▸ THE EXERCISE
Look for the string "using" in every line, and copy each line that has it.

▸ AVAILABLE DATA

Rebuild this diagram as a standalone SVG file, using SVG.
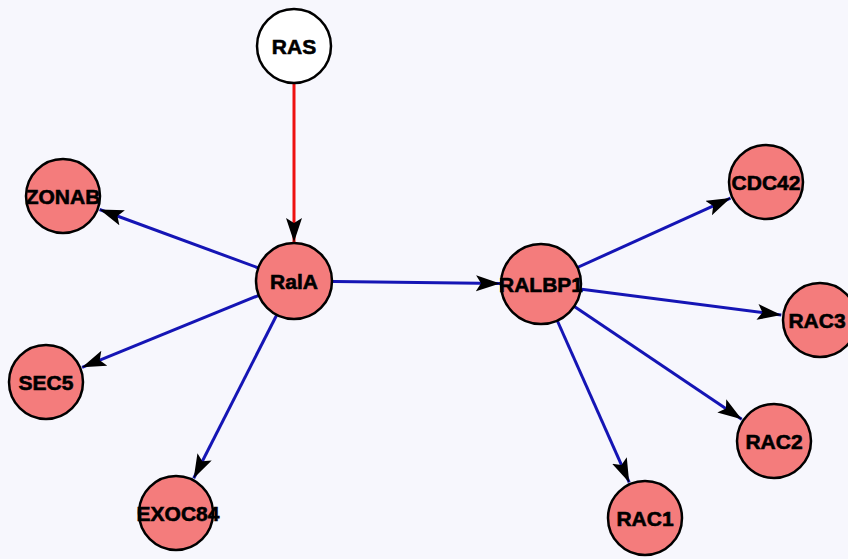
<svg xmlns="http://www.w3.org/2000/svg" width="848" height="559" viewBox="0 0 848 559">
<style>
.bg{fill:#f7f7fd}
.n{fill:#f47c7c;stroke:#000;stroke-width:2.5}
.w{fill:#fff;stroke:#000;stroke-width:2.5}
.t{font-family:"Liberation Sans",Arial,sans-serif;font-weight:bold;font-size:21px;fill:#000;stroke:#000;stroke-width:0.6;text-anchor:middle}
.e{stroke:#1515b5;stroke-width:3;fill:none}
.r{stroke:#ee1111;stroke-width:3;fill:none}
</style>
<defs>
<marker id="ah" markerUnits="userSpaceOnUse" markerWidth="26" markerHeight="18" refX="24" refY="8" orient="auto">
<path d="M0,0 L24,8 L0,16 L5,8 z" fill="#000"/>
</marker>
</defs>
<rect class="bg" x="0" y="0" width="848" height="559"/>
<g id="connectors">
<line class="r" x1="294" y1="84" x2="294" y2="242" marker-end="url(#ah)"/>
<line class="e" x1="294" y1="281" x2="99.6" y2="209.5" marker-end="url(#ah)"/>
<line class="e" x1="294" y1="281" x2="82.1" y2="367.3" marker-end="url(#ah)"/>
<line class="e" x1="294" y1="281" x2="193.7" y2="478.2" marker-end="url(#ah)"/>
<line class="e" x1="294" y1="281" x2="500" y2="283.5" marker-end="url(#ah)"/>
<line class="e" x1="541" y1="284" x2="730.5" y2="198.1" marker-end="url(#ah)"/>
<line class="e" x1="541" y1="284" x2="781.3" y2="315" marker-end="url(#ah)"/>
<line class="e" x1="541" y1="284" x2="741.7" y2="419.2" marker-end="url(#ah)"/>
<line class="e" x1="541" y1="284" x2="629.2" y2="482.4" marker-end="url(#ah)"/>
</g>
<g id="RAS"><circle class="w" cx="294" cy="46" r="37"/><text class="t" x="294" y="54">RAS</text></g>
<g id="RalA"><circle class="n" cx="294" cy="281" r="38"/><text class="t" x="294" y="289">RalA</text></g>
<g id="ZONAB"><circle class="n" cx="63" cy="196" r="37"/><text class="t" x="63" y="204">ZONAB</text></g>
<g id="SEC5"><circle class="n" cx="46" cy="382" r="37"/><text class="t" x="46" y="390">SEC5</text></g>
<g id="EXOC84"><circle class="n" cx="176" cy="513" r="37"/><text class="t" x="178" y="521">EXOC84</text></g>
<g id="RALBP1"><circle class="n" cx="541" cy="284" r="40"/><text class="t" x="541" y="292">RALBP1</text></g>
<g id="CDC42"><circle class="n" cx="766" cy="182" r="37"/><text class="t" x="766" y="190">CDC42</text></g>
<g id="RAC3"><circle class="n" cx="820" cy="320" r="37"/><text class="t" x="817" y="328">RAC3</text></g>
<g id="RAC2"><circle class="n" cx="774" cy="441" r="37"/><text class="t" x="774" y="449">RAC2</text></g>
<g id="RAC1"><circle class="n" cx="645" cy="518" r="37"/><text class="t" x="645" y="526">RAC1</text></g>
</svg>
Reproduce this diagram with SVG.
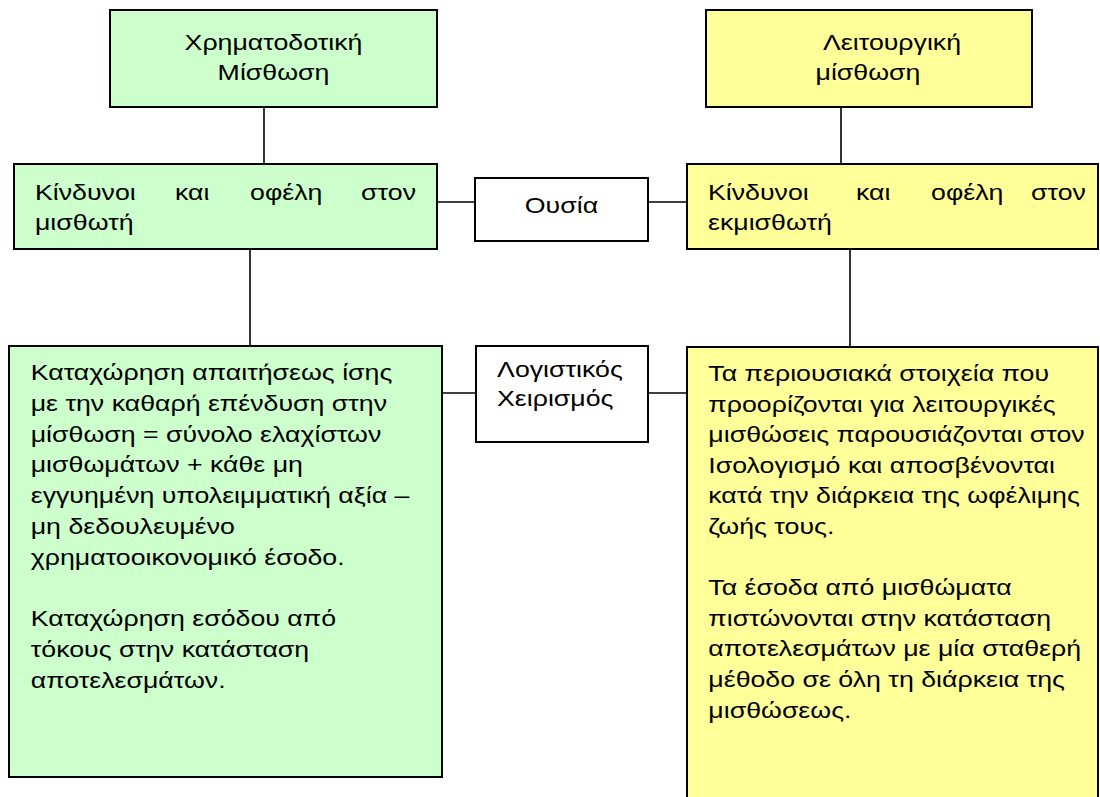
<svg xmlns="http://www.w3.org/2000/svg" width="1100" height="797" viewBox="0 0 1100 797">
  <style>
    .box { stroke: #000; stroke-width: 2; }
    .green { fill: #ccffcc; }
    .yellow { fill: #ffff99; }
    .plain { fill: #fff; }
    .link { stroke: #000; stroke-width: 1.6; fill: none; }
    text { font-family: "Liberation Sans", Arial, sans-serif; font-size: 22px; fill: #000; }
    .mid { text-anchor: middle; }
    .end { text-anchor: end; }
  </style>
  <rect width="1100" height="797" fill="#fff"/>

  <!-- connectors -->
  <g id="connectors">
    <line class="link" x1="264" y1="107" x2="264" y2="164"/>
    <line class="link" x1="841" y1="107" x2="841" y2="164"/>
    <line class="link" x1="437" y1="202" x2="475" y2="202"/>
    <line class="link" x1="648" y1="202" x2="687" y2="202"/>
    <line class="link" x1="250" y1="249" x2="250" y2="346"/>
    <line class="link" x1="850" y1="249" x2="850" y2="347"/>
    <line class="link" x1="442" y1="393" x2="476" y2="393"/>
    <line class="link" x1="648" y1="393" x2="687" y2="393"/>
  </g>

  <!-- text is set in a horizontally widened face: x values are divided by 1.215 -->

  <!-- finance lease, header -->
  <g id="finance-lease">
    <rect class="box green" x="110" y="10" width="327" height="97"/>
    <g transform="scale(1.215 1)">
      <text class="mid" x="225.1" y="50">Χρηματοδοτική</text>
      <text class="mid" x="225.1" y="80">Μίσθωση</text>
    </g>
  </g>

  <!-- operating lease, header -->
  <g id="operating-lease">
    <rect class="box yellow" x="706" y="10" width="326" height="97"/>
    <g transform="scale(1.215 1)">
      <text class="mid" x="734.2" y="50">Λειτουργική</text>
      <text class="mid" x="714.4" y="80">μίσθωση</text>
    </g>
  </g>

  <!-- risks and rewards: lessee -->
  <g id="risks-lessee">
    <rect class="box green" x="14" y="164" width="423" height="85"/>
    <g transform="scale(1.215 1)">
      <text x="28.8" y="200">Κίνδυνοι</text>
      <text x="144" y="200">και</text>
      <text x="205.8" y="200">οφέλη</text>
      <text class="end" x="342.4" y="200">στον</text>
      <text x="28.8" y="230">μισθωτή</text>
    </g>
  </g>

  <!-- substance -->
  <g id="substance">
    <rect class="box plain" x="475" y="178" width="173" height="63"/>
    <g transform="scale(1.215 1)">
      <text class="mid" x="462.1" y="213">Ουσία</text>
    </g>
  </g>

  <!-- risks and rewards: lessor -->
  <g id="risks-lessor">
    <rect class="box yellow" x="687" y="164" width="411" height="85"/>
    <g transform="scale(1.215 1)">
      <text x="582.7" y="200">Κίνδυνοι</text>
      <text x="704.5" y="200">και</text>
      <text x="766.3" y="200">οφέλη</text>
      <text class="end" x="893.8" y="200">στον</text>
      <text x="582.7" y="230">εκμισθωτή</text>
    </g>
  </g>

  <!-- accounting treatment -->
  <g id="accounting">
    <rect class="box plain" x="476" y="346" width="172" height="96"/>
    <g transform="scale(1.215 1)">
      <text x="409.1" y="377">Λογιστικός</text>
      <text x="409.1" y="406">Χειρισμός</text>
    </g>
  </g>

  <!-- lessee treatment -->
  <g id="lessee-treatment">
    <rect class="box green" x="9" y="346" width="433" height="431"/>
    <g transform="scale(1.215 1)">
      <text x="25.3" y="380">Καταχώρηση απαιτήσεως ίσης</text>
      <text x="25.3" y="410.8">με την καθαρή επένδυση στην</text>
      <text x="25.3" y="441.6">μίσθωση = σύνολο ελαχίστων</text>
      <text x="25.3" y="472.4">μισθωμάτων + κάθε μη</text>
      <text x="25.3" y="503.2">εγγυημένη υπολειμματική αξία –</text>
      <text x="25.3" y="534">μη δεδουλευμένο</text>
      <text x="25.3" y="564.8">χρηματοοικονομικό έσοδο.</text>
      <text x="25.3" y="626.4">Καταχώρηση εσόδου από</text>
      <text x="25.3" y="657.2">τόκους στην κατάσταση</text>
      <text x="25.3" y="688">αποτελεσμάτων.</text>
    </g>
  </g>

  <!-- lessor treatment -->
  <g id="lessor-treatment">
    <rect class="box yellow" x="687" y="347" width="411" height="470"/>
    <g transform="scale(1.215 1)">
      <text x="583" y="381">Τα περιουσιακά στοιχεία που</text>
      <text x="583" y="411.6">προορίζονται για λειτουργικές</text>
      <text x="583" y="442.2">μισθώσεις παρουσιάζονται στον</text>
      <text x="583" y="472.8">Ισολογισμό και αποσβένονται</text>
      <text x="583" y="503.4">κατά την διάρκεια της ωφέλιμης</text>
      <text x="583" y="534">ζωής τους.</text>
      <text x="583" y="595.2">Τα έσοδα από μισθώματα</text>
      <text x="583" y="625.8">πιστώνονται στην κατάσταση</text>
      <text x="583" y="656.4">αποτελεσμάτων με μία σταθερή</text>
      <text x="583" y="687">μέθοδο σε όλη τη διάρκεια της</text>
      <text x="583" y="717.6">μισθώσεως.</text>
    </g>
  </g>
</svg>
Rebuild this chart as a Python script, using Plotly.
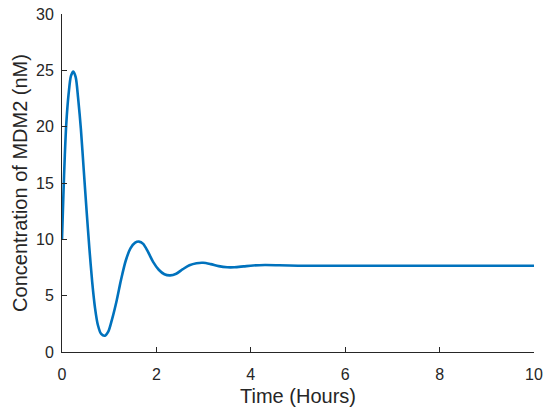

▸ SOLUTION TO THIS PROBLEM
Rebuild this diagram as a standalone SVG file, using SVG.
Rebuild this chart as a Python script, using Plotly.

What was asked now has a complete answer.